Data extracted from a collection:
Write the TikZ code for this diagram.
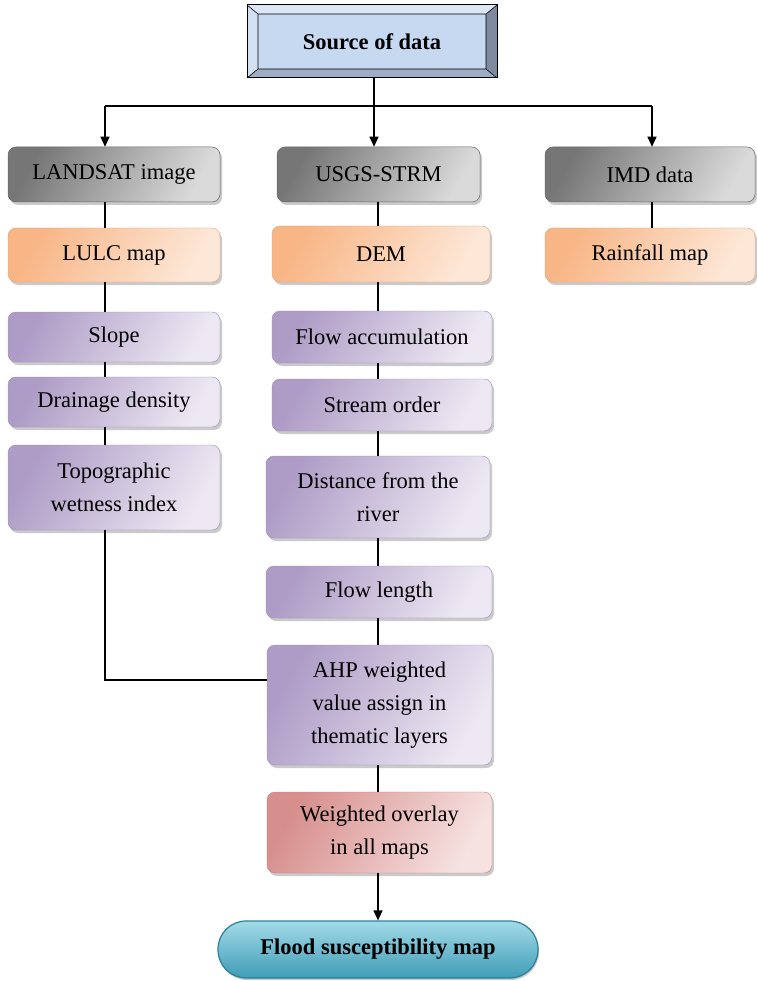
\documentclass[tikz,border=0pt]{standalone}
\usepackage{fontspec}
\setmainfont{Liberation Serif}
\usetikzlibrary{shadows,arrows.meta}
\definecolor{grayD}{HTML}{767676}
\definecolor{grayL}{HTML}{DADADA}
\definecolor{orD}{HTML}{F8B585}
\definecolor{orL}{HTML}{FDE8D8}
\definecolor{puD}{HTML}{AE9CC6}
\definecolor{puL}{HTML}{EDE8F3}
\definecolor{pkD}{HTML}{D78F8D}
\definecolor{pkL}{HTML}{F6E2E1}
\definecolor{bFace}{HTML}{C6D9F1}
\definecolor{bTop}{HTML}{DCE6F4}
\definecolor{bLeft}{HTML}{D3E0F2}
\definecolor{bRight}{HTML}{7D8AA0}
\definecolor{bBot}{HTML}{9EADC3}
\definecolor{flT}{HTML}{A3DAE8}
\definecolor{flB}{HTML}{3F9DB6}
\definecolor{flE}{HTML}{2E7F95}
\tikzset{
  base/.style={rounded corners=8pt, align=center, inner sep=2pt,
    font=\fontsize{22.5}{33}\selectfont, text=black,
    drop shadow={shadow xshift=2pt, shadow yshift=-3pt, fill=black!35, opacity=0.6}},
  graybox/.style={base, left color=grayD, right color=grayL, shading angle=60, draw=black!60, line width=0.5pt},
  orbox/.style={base, left color=orD, right color=orL, shading angle=60, draw=orD!90!black, line width=0.4pt},
  pubox/.style={base, left color=puD, right color=puL, shading angle=60, draw=puD!90!black, line width=0.4pt},
  pkbox/.style={base, left color=pkD, right color=pkL, shading angle=60, draw=pkD!90!black, line width=0.4pt},
  conn/.style={line width=1.2pt, draw=black},
  arr/.style={conn, -{Triangle[width=9pt,length=10pt]}}
}
\begin{document}
\begin{tikzpicture}[x=1pt,y=-1pt]
\useasboundingbox (0,0) rectangle (756,981);
% bevel box
\fill[bTop] (247,5) -- (497,5) -- (486,14) -- (258,14) -- cycle;
\fill[bLeft] (247,5) -- (258,14) -- (258,69) -- (247,78) -- cycle;
\fill[bRight] (497,5) -- (497,78) -- (486,69) -- (486,14) -- cycle;
\fill[bBot] (247,78) -- (497,78) -- (486,69) -- (258,69) -- cycle;
\fill[bFace] (258,14) rectangle (486,69);
\draw[black, line width=0.6pt] (258,14) rectangle (486,69)
  (247,5) -- (258,14) (497,5) -- (486,14) (247,78) -- (258,69) (497,78) -- (486,69);
\node[draw=black, line width=1pt, minimum width=250pt, minimum height=73pt,
  font=\fontsize{22.5}{33}\selectfont\bfseries] (src) at (372,41.5) {Source of data};

\coordinate (lx) at (105,0);
\coordinate (mx) at (378,0);
\coordinate (rx) at (652,0);
\coordinate (bus) at (374,106);

\node[graybox, minimum width=212pt, minimum height=55pt] (landsat) at (114,174.5) {LANDSAT image};
\node[graybox, minimum width=203pt, minimum height=55pt] (usgs) at (378.5,174.5) {USGS-STRM};
\node[graybox, minimum width=210pt, minimum height=55pt] (imd) at (650,174.5) {IMD data};

\node[orbox, minimum width=212pt, minimum height=54pt] (lulc) at (114,255) {LULC map};
\node[orbox, minimum width=218pt, minimum height=56pt] (dem) at (381,254) {DEM};
\node[orbox, minimum width=210pt, minimum height=54pt] (rain) at (650,255) {Rainfall map};

\node[pubox, minimum width=212pt, minimum height=50pt] (slope) at (114,337) {Slope};
\node[pubox, minimum width=212pt, minimum height=50pt] (drain) at (114,402) {Drainage density};
\node[pubox, minimum width=212pt, minimum height=85pt] (twi) at (114,487.5) {Topographic\\wetness index};

\node[pubox, minimum width=220pt, minimum height=52pt] (facc) at (382,337) {Flow accumulation};
\node[pubox, minimum width=220pt, minimum height=52pt] (stream) at (382,405) {Stream order};
\node[pubox, minimum width=224pt, minimum height=82pt] (dist) at (378,497) {Distance from the\\river};
\node[pubox, minimum width=226pt, minimum height=52pt] (flen) at (379,592) {Flow length};
\node[pubox, minimum width=225pt, minimum height=120pt] (ahp) at (379.5,705) {AHP weighted\\value assign in\\thematic layers};
\node[pkbox, minimum width=225pt, minimum height=81pt] (wo) at (379.5,832.5) {Weighted overlay\\in all maps};

\node[rounded corners=28pt, top color=flT, bottom color=flB, draw=flE, line width=1.2pt,
  minimum width=320pt, minimum height=57pt, font=\fontsize{22.5}{33}\selectfont\bfseries,
  drop shadow={shadow xshift=1pt, shadow yshift=-2pt, fill=black!40, opacity=0.5}]
  (flood) at (378,949.5) {Flood susceptibility map};

% connectors
\draw[conn] (src.south -| bus) -- (bus);
\draw[conn] (lx |- bus) -- (rx |- bus);
\draw[arr] (lx |- bus) -- (landsat.north -| lx);
\draw[arr] (bus) -- (usgs.north -| bus);
\draw[arr] (rx |- bus) -- (imd.north -| rx);

\draw[conn] (landsat.south -| lx) -- (lulc.north -| lx);
\draw[conn] (lulc.south -| lx) -- (slope.north -| lx);
\draw[conn] (slope.south -| lx) -- (drain.north -| lx);
\draw[conn] (drain.south -| lx) -- (twi.north -| lx);
\draw[conn] (twi.south -| lx) |- ([yshift=25pt]ahp.west);

\draw[conn] (usgs.south -| mx) -- (dem.north -| mx);
\draw[conn] (dem.south -| mx) -- (facc.north -| mx);
\draw[conn] (facc.south -| mx) -- (stream.north -| mx);
\draw[conn] (stream.south -| mx) -- (dist.north -| mx);
\draw[conn] (dist.south -| mx) -- (flen.north -| mx);
\draw[conn] (flen.south -| mx) -- (ahp.north -| mx);
\draw[conn] (ahp.south -| mx) -- (wo.north -| mx);
\draw[arr] (wo.south -| mx) -- (flood.north -| mx);

\draw[conn] (imd.south -| rx) -- (rain.north -| rx);
\end{tikzpicture}
\end{document}
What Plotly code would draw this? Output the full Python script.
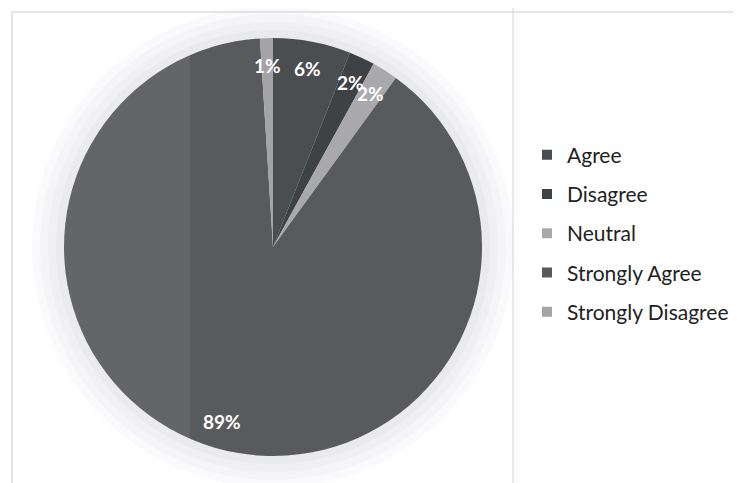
import math
import plotly.graph_objects as go

categories = ["Agree", "Disagree", "Neutral", "Strongly Agree", "Strongly Disagree"]
values = [6, 2, 2, 89, 1]
colors = ["#4b4e50", "#3f4244", "#a9a9ab", "#595a5c", "#a4a4a6"]

W, H = 741, 483
OFF = 8  # page body margin
CX, CY, R = 273 - OFF, 247 - OFF, 209  # pie centre / radius in px (from top-left of figure)

fig = go.Figure()

fig.add_trace(go.Pie(
    labels=categories, values=values, sort=False, direction="clockwise", rotation=0,
    marker=dict(colors=colors, line=dict(width=0)),
    textinfo="none", hoverinfo="label+percent", showlegend=False,
    domain=dict(x=[(CX - R) / W, (CX + R) / W], y=[(H - CY - R) / H, (H - CY + R) / H]),
))

# legend entries
for i, (c, col) in enumerate(zip(categories, colors)):
    fig.add_trace(go.Scatter(
        x=[None], y=[None], mode="markers", name=c, legendgroup=f"g{i}",
        marker=dict(symbol="square", size=10, color=col),
    ))

# percent labels placed at inner end of each slice
total = sum(values)
annotations = []
start = 0.0
for v in values:
    frac = v / total
    mid = (start + frac / 2) * 2 * math.pi
    start += frac
    f = 0.87
    px = CX + R * f * math.sin(mid)
    py = CY - R * f * math.cos(mid)
    annotations.append(dict(
        x=px / W, y=1 - py / H, xref="paper", yref="paper", showarrow=False,
        xanchor="center", yanchor="middle",
        text=f"<b>{round(frac * 100)}%</b>",
        font=dict(family="Lato, 'Open Sans', sans-serif", size=19, color="white"),
    ))


def ring(extra, color):
    return dict(type="circle", xref="paper", yref="paper", layer="below",
                x0=(CX - R - extra) / W, x1=(CX + R + extra) / W,
                y0=1 - (CY + R + extra) / H, y1=1 - (CY - R - extra) / H,
                fillcolor=color, line=dict(width=0))


shapes = [
    # soft scan halo around the pie
    ring(32, "#fafafc"),
    ring(24, "#f5f5f8"),
    ring(16, "#f0f0f4"),
    ring(8, "#eaeaee"),
    # frame lines
    dict(type="line", xref="paper", yref="paper", x0=(12 - OFF) / W, x1=1,
         y0=1 - (12 - OFF) / H, y1=1 - (12 - OFF) / H, line=dict(color="#c9c9cd", width=1)),
    dict(type="line", xref="paper", yref="paper", x0=(12 - OFF) / W, x1=(12 - OFF) / W,
         y0=0, y1=1 - (12 - OFF) / H, line=dict(color="#c9c9cd", width=1)),
    dict(type="line", xref="paper", yref="paper", x0=(513 - OFF) / W, x1=(513 - OFF) / W,
         y0=0, y1=1, line=dict(color="#d2d2d6", width=1)),
    # lighter scan band on the left part of the pie
    dict(type="rect", xref="paper", yref="paper", layer="above",
         x0=(CX - R) / W, x1=(190 - OFF) / W, y0=1 - (CY + R) / H, y1=1 - (CY - R) / H,
         fillcolor="rgba(255,255,255,0.07)", line=dict(width=0)),
]

fig.update_layout(
    width=W, height=H,
    margin=dict(l=0, r=0, t=0, b=0),
    paper_bgcolor="white", plot_bgcolor="white",
    xaxis=dict(visible=False), yaxis=dict(visible=False),
    legend=dict(x=(527 - OFF) / W, y=1 - (233.5 - OFF) / H, xanchor="left", yanchor="middle",
                font=dict(family="Lato, 'Open Sans', sans-serif", size=21, color="#222222"),
                traceorder="grouped", tracegroupgap=9, bgcolor="rgba(0,0,0,0)"),
    annotations=annotations,
    shapes=shapes,
)

fig.write_html("out.html")
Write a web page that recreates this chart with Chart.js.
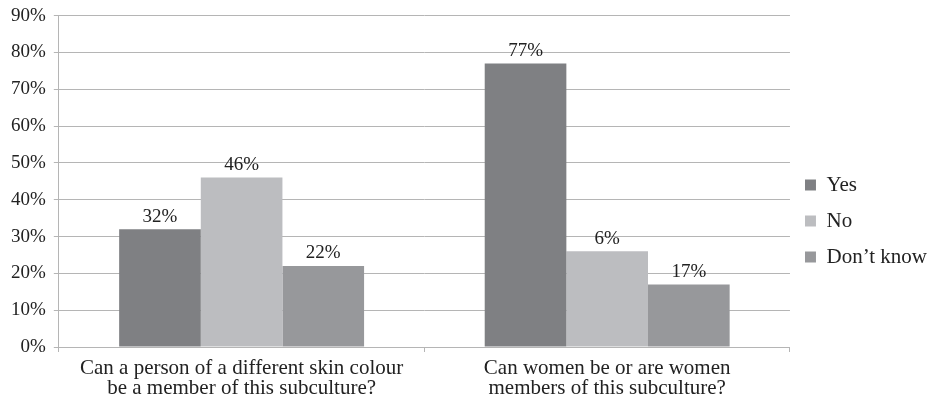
<!DOCTYPE html>
<html>
<head>
<meta charset="utf-8">
<script src="https://cdn.jsdelivr.net/npm/chart.js@4"></script>
<style>
  html, body { margin: 0; padding: 0; background: #fff; }
  #wrap { width: 937px; height: 404px; }
</style>
</head>
<body>
<div id="wrap"><canvas id="myChart"></canvas></div>
<script>
  const categories = [
    ["Can a person of a different skin colour", "be a member of this subculture?"],
    ["Can women be or are women", "members of this subculture?"],
  ]
  const yesValues = [32, 77]
  const noValues = [46, 26]
  const dontKnowValues = [22, 17]
  // labels as printed on the original (second "No" bar is labelled 6%)
  const yesLabels = ["32%", "77%"]
  const noLabels = ["46%", "6%"]
  const dontKnowLabels = ["22%", "17%"]
  const yTicks = [0, 10, 20, 30, 40, 50, 60, 70, 80, 90]

  const ctx = document.getElementById("myChart")
  const serif = "'Liberation Serif', 'DejaVu Serif', serif"

  // bar value labels
  const barLabels = {
    id: "barLabels",
    afterDatasetsDraw(chart) {
      const c = chart.ctx
      c.save()
      c.font = "19px " + serif
      c.fillStyle = "#222"
      c.textAlign = "center"
      c.textBaseline = "bottom"
      chart.data.datasets.forEach((ds, i) => {
        chart.getDatasetMeta(i).data.forEach((bar, j) => {
          c.fillText(ds.valueLabels[j], bar.x, bar.y - 3)
        })
      })
      c.restore()
    },
  }

  new Chart(ctx, {
    type: "bar",
    data: {
      labels: categories,
      datasets: [
        { label: "Yes", data: yesValues, valueLabels: yesLabels, backgroundColor: "#7f8083" },
        { label: "No", data: noValues, valueLabels: noLabels, backgroundColor: "#bcbdc0" },
        { label: "Don\u2019t know", data: dontKnowValues, valueLabels: dontKnowLabels, backgroundColor: "#97989b" },
      ],
    },
    options: {
      responsive: true,
      maintainAspectRatio: false,
      animation: false,
      layout: { padding: { top: 2, right: 0, left: 3, bottom: 0 } },
      datasets: { bar: { categoryPercentage: 0.67, barPercentage: 1.0 } },
      scales: {
        x: {
          grid: { drawOnChartArea: false, drawTicks: true, tickLength: 5, color: "#b5b5b5" },
          border: { color: "#b5b5b5" },
          ticks: {
            color: "#222",
            font: { family: serif, size: 21, lineHeight: "20px" },
            padding: 6,
            maxRotation: 0,
          },
        },
        y: {
          min: 0,
          max: 90,
          afterBuildTicks: (axis) => { axis.ticks = yTicks.map((v) => ({ value: v })) },
          grid: { color: "#b5b5b5", tickLength: 5 },
          border: { color: "#b5b5b5" },
          ticks: {
            color: "#222",
            font: { family: serif, size: 19, lineHeight: 0.8 },
            padding: 8,
            callback: (v) => v + "%",
          },
        },
      },
      plugins: {
        legend: {
          position: "right",
          title: { display: true, text: "", padding: 6, font: { size: 20 } },
          labels: {
            color: "#222",
            font: { family: serif, size: 21 },
            boxWidth: 11,
            boxHeight: 11,
            padding: 15,
          },
        },
        tooltip: { enabled: false },
      },
    },
    plugins: [barLabels],
  })
</script>
</body>
</html>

EXERCISE REQUIREMENTS: Read the data above and pull out each line that holds the string "code".

ANSWER BELOW:
Write the TikZ code for this diagram.
What Plotly code would draw this? Output the full Python script.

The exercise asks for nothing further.